> _DIRECTION_: Locate all lines with the word "matplotlib" and copy them out.

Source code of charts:
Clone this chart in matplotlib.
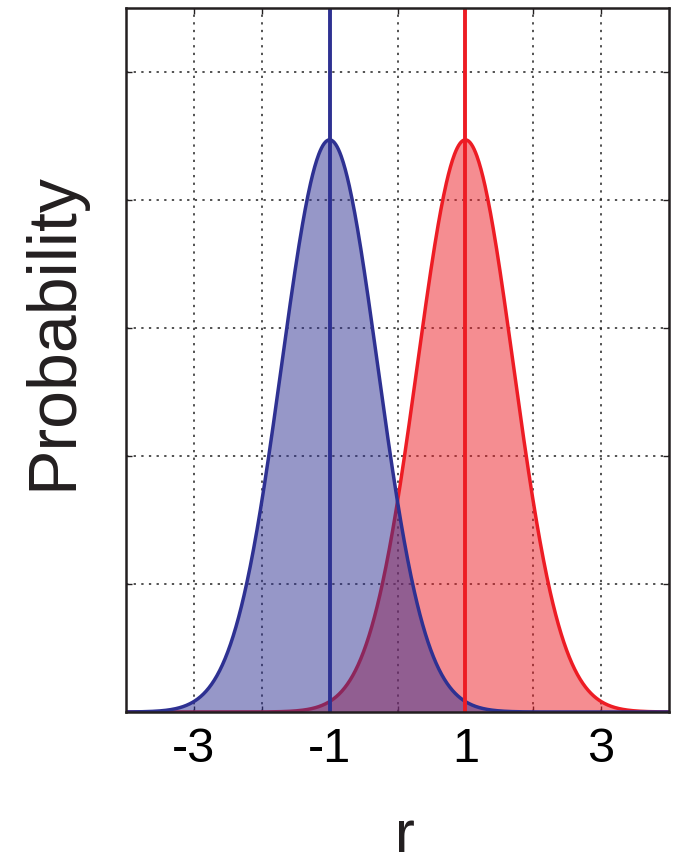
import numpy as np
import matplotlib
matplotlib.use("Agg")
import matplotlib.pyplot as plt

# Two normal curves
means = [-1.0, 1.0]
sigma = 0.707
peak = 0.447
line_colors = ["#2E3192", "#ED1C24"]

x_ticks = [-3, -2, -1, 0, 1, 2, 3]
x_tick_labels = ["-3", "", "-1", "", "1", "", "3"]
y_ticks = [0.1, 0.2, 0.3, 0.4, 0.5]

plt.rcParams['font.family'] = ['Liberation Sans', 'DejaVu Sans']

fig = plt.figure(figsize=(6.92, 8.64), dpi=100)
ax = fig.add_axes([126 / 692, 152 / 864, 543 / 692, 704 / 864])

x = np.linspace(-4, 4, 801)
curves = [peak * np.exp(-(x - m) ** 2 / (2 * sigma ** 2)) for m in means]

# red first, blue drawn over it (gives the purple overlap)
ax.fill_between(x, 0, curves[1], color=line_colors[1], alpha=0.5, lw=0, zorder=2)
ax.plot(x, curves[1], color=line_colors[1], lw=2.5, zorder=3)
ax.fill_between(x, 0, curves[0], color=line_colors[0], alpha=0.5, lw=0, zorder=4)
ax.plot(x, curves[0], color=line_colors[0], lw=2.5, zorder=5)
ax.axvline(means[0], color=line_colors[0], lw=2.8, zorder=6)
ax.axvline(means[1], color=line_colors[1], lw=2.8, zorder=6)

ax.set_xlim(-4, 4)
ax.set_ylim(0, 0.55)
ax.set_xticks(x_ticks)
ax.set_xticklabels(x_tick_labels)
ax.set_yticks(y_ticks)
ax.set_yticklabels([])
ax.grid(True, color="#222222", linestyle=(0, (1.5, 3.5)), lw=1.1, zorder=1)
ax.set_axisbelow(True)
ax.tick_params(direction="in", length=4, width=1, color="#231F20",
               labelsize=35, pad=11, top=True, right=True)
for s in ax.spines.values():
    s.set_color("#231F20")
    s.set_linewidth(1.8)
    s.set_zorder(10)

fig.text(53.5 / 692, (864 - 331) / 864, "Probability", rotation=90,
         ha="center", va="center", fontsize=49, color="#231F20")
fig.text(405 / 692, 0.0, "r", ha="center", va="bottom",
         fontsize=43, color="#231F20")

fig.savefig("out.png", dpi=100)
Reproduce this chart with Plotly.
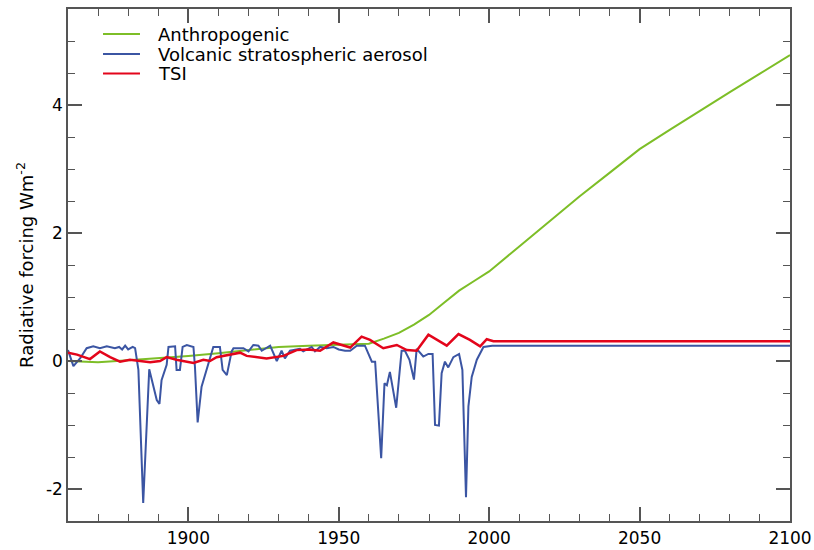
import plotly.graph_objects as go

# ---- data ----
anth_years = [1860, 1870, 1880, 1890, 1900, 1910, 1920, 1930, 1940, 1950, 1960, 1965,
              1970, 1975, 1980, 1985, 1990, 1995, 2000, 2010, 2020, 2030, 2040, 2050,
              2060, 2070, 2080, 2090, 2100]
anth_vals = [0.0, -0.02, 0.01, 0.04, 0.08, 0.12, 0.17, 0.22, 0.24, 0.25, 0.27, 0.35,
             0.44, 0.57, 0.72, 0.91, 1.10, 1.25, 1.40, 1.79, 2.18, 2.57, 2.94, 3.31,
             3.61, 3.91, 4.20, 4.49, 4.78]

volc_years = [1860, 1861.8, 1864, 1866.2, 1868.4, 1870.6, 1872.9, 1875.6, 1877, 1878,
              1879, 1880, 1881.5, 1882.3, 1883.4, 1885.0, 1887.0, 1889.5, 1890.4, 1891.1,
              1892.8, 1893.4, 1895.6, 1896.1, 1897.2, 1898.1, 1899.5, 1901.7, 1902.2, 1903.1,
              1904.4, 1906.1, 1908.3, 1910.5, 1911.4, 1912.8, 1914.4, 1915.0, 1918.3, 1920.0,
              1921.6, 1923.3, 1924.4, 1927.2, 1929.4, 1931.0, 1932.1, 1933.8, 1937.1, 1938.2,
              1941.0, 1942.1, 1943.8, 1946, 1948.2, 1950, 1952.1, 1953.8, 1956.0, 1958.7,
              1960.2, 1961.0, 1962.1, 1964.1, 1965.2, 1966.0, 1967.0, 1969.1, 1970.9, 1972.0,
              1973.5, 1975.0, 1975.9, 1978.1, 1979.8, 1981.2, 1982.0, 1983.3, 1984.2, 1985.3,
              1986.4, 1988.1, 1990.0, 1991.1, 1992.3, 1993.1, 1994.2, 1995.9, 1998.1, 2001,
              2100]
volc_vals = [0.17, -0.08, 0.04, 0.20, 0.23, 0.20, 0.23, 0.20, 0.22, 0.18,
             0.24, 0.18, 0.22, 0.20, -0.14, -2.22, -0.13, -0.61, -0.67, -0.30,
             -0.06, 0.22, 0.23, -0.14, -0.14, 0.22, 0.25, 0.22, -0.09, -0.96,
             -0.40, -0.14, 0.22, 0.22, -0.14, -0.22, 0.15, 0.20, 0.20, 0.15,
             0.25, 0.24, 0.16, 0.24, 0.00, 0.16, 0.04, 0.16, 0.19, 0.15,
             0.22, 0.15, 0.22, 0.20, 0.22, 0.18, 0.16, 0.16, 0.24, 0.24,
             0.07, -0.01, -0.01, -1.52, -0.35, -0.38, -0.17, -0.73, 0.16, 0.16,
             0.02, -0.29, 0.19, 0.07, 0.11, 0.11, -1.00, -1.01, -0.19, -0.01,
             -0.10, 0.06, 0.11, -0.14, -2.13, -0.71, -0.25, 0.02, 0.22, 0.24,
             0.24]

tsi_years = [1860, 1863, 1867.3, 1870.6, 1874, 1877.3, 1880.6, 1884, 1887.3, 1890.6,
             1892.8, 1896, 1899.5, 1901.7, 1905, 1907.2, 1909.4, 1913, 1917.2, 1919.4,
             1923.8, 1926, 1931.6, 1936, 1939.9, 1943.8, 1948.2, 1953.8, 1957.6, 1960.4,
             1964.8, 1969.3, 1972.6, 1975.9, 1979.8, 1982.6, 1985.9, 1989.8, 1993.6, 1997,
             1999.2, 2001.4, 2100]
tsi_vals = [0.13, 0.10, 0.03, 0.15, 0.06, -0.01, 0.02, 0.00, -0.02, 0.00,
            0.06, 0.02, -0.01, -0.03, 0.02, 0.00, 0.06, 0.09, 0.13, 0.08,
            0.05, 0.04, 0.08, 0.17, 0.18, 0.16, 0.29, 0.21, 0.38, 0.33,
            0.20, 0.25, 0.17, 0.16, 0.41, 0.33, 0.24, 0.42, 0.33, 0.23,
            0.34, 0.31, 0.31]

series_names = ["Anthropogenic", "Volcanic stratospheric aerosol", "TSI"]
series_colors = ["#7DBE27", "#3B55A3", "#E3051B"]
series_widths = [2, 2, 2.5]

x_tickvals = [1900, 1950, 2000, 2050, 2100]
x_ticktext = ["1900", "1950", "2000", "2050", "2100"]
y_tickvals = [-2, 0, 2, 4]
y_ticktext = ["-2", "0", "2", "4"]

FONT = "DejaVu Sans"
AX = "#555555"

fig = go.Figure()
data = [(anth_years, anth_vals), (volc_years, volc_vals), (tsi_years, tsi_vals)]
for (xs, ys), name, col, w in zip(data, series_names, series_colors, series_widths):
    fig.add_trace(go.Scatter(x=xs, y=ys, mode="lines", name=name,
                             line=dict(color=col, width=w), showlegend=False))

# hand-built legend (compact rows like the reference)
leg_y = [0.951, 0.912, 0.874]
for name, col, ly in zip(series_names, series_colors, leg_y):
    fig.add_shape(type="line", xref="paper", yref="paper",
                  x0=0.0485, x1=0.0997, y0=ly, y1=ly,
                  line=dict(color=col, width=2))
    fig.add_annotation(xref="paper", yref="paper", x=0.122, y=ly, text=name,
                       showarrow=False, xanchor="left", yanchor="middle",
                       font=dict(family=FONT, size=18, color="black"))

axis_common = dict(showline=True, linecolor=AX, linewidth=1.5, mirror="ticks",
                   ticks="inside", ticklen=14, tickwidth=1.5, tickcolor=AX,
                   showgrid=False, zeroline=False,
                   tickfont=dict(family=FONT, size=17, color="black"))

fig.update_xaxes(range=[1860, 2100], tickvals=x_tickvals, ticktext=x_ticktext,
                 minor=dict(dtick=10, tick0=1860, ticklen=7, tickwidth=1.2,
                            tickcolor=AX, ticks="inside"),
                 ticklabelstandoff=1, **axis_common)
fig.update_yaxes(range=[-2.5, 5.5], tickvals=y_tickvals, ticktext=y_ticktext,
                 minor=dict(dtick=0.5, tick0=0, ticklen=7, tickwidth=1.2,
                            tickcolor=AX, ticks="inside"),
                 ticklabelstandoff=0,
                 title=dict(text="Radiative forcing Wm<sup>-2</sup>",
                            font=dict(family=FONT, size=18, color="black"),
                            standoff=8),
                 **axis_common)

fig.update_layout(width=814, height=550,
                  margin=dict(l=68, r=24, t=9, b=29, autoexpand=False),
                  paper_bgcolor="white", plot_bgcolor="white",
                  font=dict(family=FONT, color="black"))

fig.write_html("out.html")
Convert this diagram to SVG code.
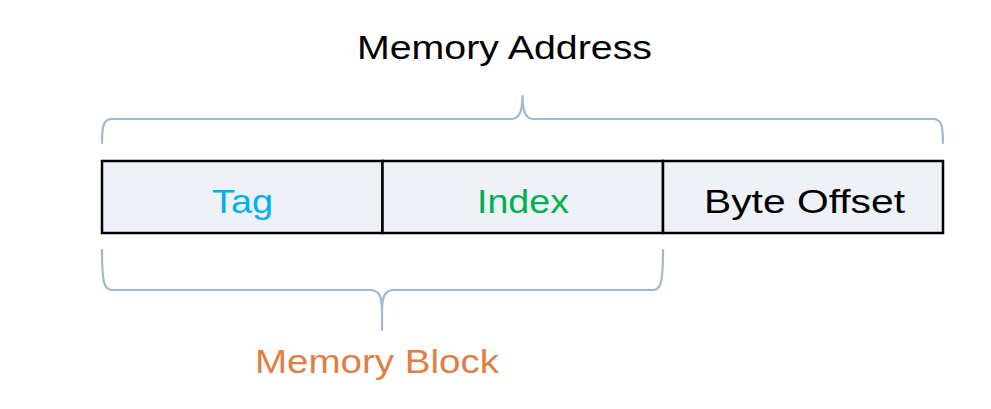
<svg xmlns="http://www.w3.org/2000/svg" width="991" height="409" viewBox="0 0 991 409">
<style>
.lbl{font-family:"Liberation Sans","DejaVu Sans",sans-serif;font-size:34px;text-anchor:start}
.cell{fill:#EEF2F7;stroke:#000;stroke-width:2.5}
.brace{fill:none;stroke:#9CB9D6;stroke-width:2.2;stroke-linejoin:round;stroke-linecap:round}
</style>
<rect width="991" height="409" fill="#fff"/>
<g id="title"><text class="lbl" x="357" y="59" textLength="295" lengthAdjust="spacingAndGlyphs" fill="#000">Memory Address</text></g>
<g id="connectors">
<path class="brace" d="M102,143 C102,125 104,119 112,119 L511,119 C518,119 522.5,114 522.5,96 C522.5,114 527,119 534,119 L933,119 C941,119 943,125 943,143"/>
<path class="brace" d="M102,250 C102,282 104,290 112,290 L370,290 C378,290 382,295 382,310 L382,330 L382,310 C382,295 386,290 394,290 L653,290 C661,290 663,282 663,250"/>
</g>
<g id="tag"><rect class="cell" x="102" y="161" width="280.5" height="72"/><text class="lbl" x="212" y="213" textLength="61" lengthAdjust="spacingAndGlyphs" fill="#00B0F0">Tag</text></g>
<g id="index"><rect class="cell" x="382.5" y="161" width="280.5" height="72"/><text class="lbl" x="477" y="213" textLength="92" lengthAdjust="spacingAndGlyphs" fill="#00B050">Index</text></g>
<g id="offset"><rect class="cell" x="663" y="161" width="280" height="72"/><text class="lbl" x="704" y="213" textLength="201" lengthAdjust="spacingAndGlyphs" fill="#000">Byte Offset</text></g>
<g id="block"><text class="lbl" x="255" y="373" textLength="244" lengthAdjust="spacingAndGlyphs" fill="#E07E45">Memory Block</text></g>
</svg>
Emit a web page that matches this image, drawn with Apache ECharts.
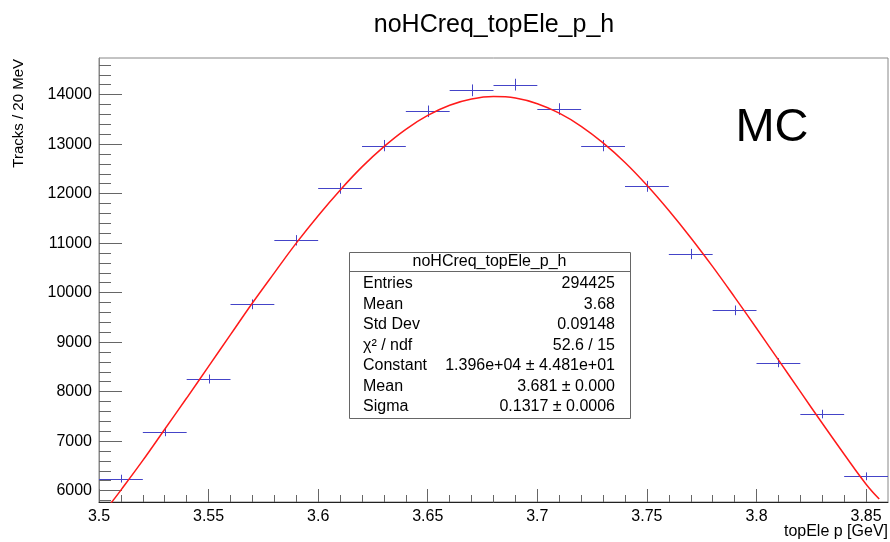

> _SOLUTION_:
Clone this chart in matplotlib.
import matplotlib
matplotlib.use("Agg")
import matplotlib.pyplot as plt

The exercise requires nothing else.